- EXERCISE PROMPT -
Extract the first line of the entries below and every line after it up to the one containing "import plotly.graph_objects as go", both kept. Pictures are excluded.

- GIVEN DATA -
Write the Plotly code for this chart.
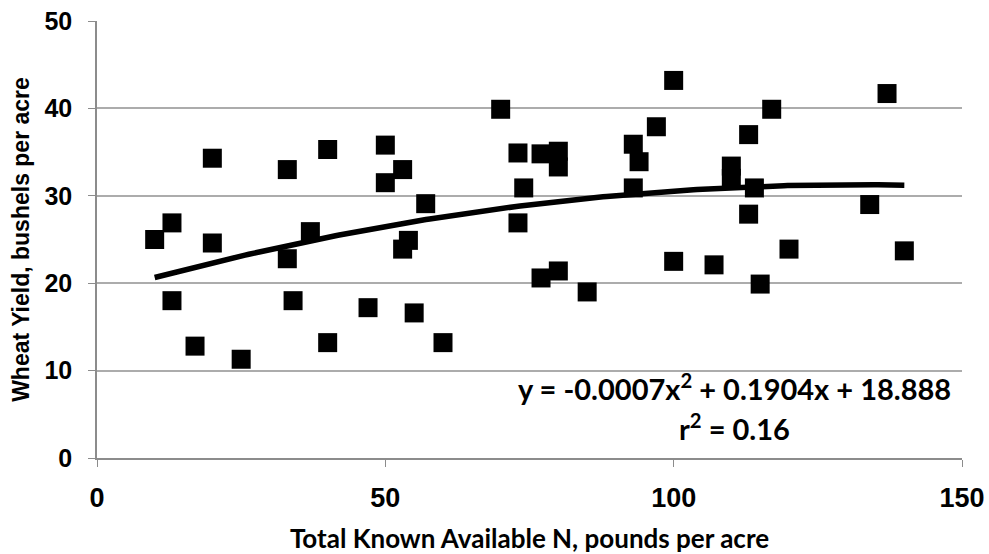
import numpy as np
import plotly.graph_objects as go

# Data
n_avail = [10, 13, 13, 17, 20, 20, 25, 33, 33, 34, 37, 40, 40, 47, 50, 50, 53, 54, 53, 55,
           57, 60, 70, 73, 74, 73, 77, 80, 80, 77, 80, 85, 93, 94, 93, 97, 100, 100, 107,
           110, 110, 113, 117, 114, 113, 120, 115, 137, 134, 140]
yield_bu = [25.0, 26.9, 18.0, 12.8, 34.3, 24.6, 11.3, 33.0, 22.8, 18.0, 25.9, 35.3, 13.2, 17.2,
            35.8, 31.5, 33.0, 24.9, 23.9, 16.6, 29.1, 13.2, 39.9, 34.9, 30.9, 26.9, 34.8, 35.1,
            33.3, 20.6, 21.4, 19.0, 35.9, 33.9, 30.9, 37.9, 43.2, 22.5, 22.1, 33.4, 32.0, 37.0,
            39.9, 30.9, 27.9, 23.9, 19.9, 41.7, 29.0, 23.7]
x_ticks = [0, 50, 100, 150]
y_ticks = [0, 10, 20, 30, 40, 50]
equation_text = "y = -0.0007x<sup>2</sup> + 0.1904x + 18.888"
r2_text = "r<sup>2</sup> = 0.16"

# Quadratic trendline fitted to the data
coef = np.polyfit(n_avail, yield_bu, 2)
xt = np.linspace(min(n_avail), max(n_avail), 200)
yt = np.polyval(coef, xt)

fig = go.Figure()
fig.add_trace(go.Scatter(x=n_avail, y=yield_bu, mode="markers",
                         marker=dict(symbol="square", size=19, color="black"),
                         showlegend=False, hoverinfo="x+y"))
fig.add_trace(go.Scatter(x=xt, y=yt, mode="lines",
                         line=dict(color="black", width=5.5),
                         showlegend=False, hoverinfo="skip"))

fig.add_annotation(x=0.737, y=0.162, xref="paper", yref="paper", xanchor="center", yanchor="middle",
                   text="<b>" + equation_text + "</b>",
                   showarrow=False, font=dict(family="Lato", size=29, color="black"))
fig.add_annotation(x=0.737, y=0.07, xref="paper", yref="paper", xanchor="center", yanchor="middle",
                   text="<b>" + r2_text + "</b>",
                   showarrow=False, font=dict(family="Lato", size=29, color="black"))

fig.update_layout(
    width=989, height=554,
    margin=dict(l=97, r=27, t=21, b=96),
    plot_bgcolor="white", paper_bgcolor="white",
    xaxis=dict(range=[0, 150], tickvals=x_ticks, showgrid=False, zeroline=False, automargin=False,
               showline=True, linecolor="#8c8c8c", linewidth=1.5,
               ticks="outside", ticklen=7, tickcolor="#8c8c8c", ticklabelstandoff=8,
               tickfont=dict(family="Liberation Sans", size=27, color="black", weight="bold"),
               title=dict(text="<b>Total Known Available N, pounds per acre</b>",
                          font=dict(family="Lato", size=26, color="black"), standoff=19)),
    yaxis=dict(range=[0, 50], tickvals=y_ticks, showgrid=True, gridcolor="#acacac", gridwidth=1.5,
               zeroline=False, showline=True, linecolor="#8c8c8c", linewidth=1.5, automargin=False,
               ticks="outside", ticklen=7, tickcolor="#8c8c8c", ticklabelstandoff=11,
               tickfont=dict(family="Liberation Sans", size=25, color="black", weight="bold"),
               title=dict(text="<b>Wheat Yield, bushels per acre</b>",
                          font=dict(family="Liberation Sans", size=23, color="black"), standoff=8)),
)
fig.write_html("out.html", config={"displayModeBar": False},
               post_script="document.body.style.margin='0';")
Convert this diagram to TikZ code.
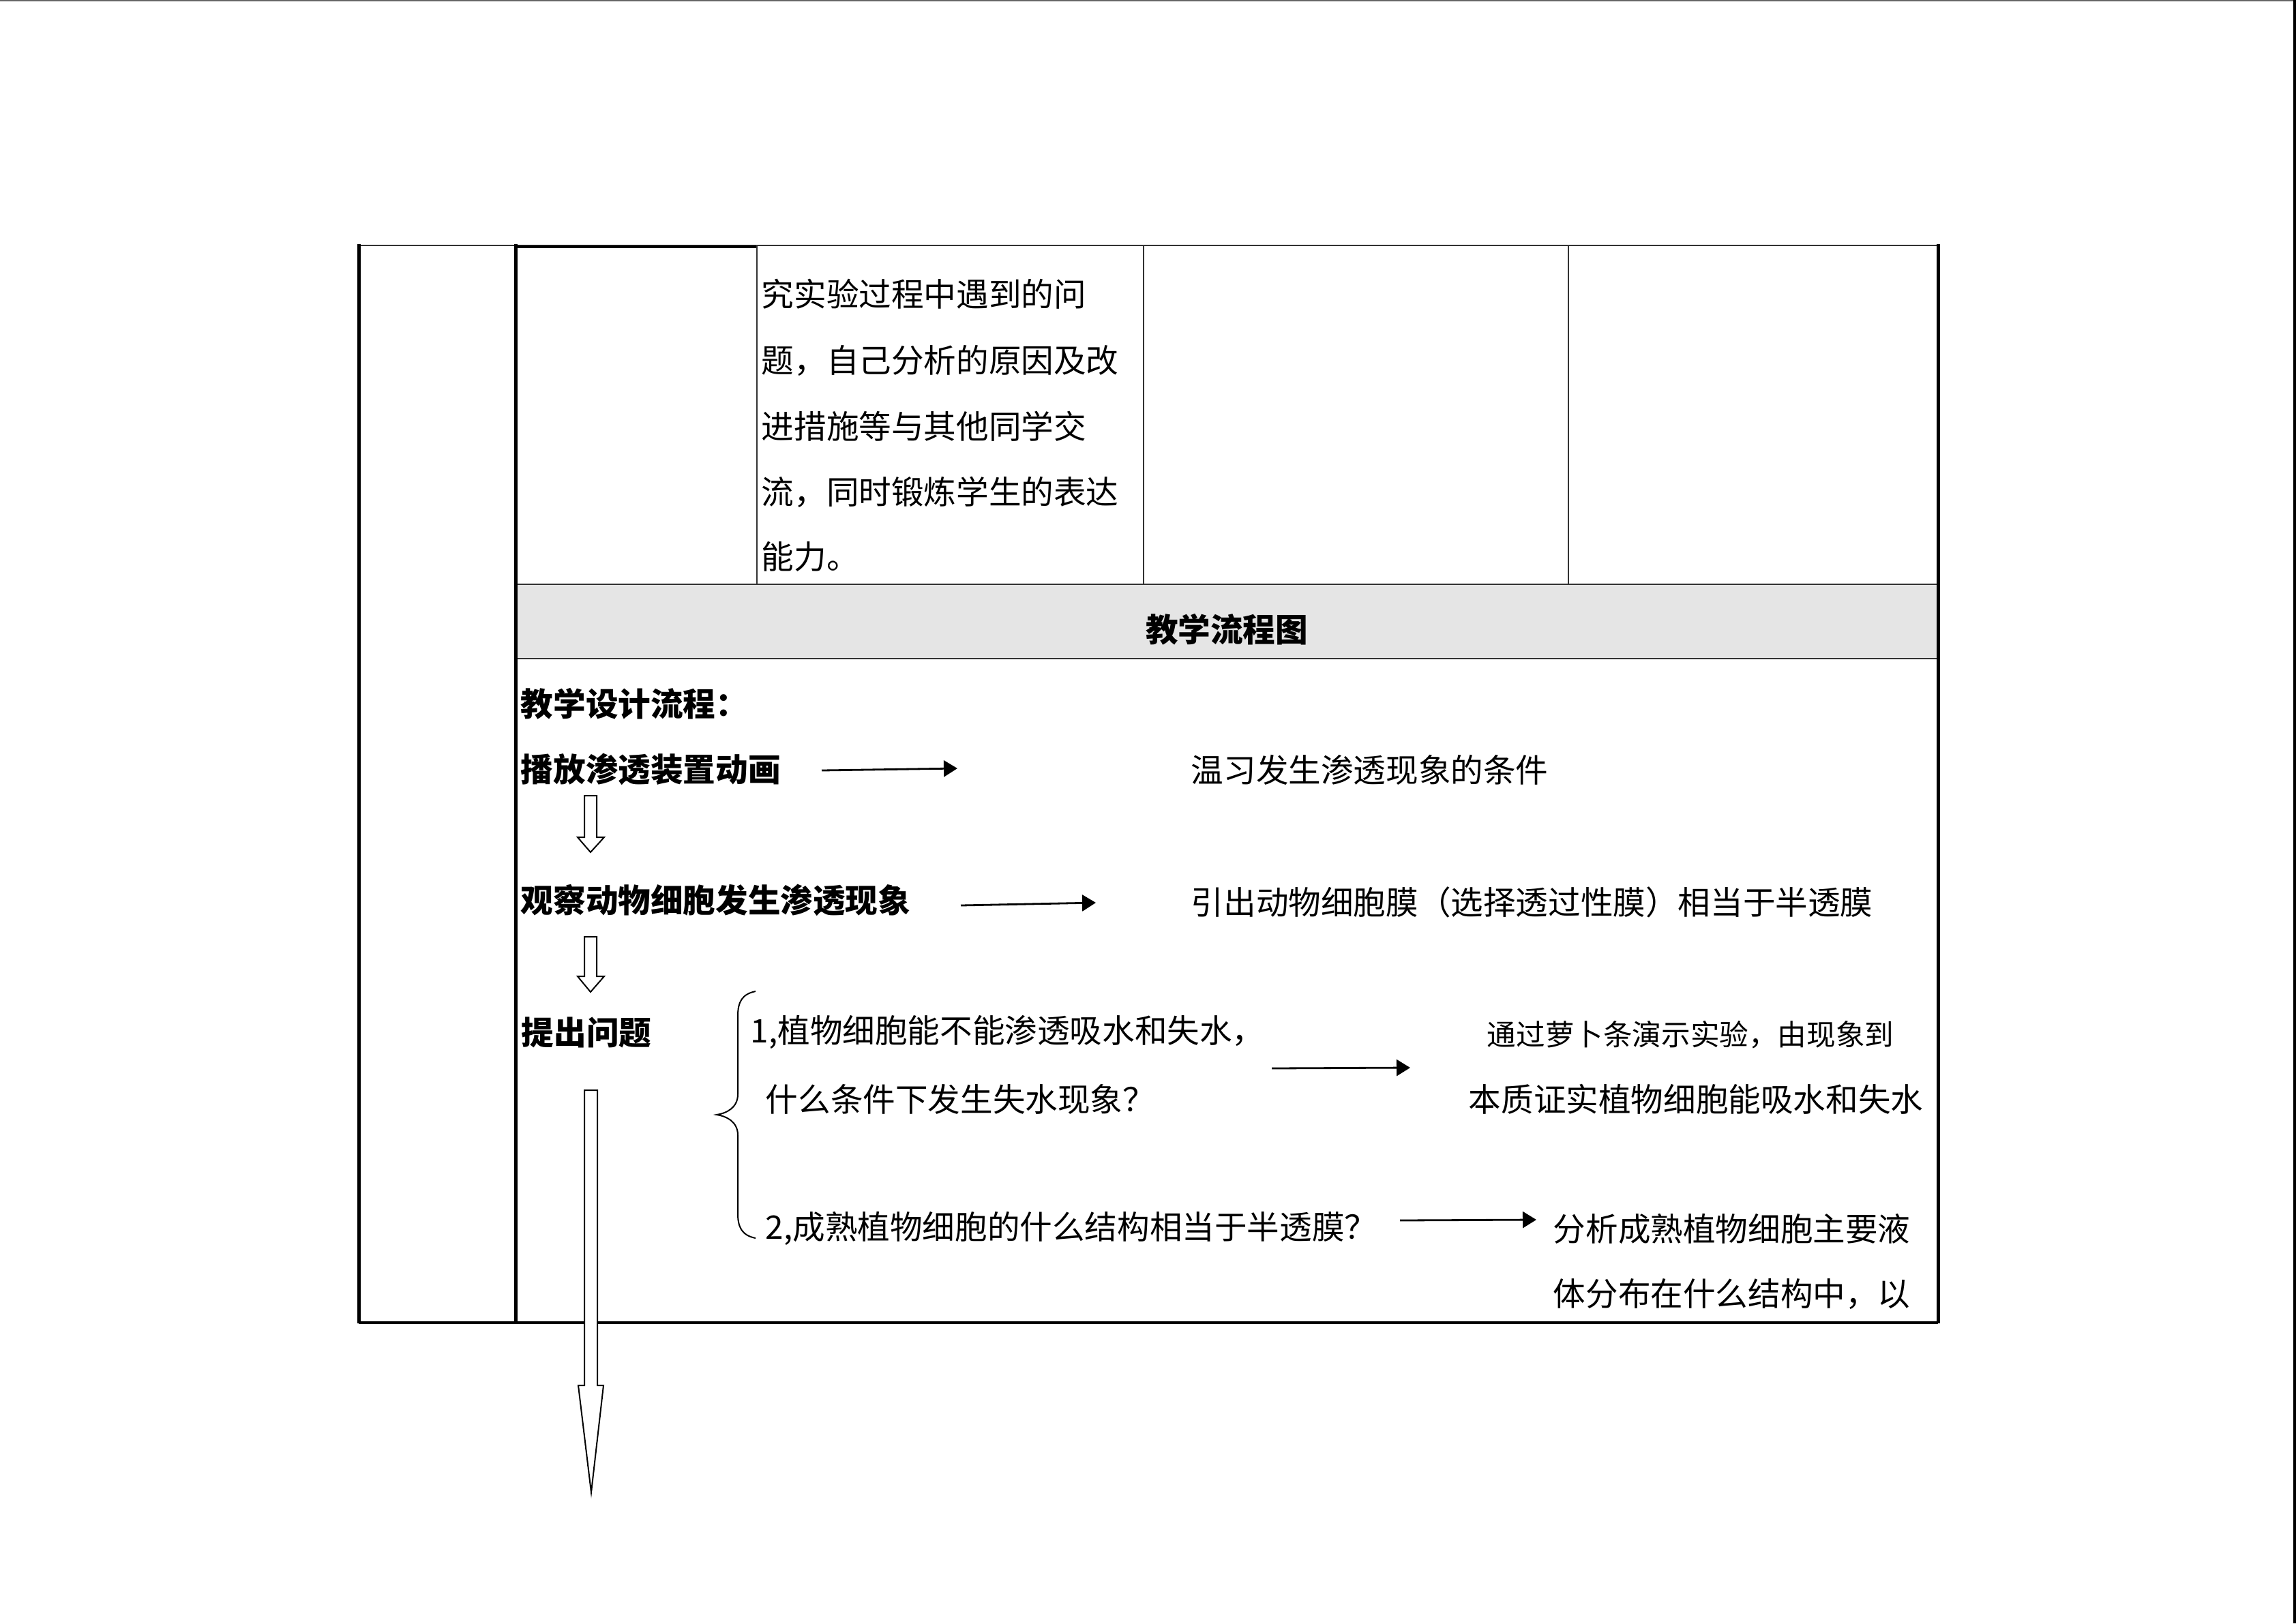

- CORRECT OUTPUT -
Write the Plotly code for this chart.
import numpy as np
import plotly.graph_objects as go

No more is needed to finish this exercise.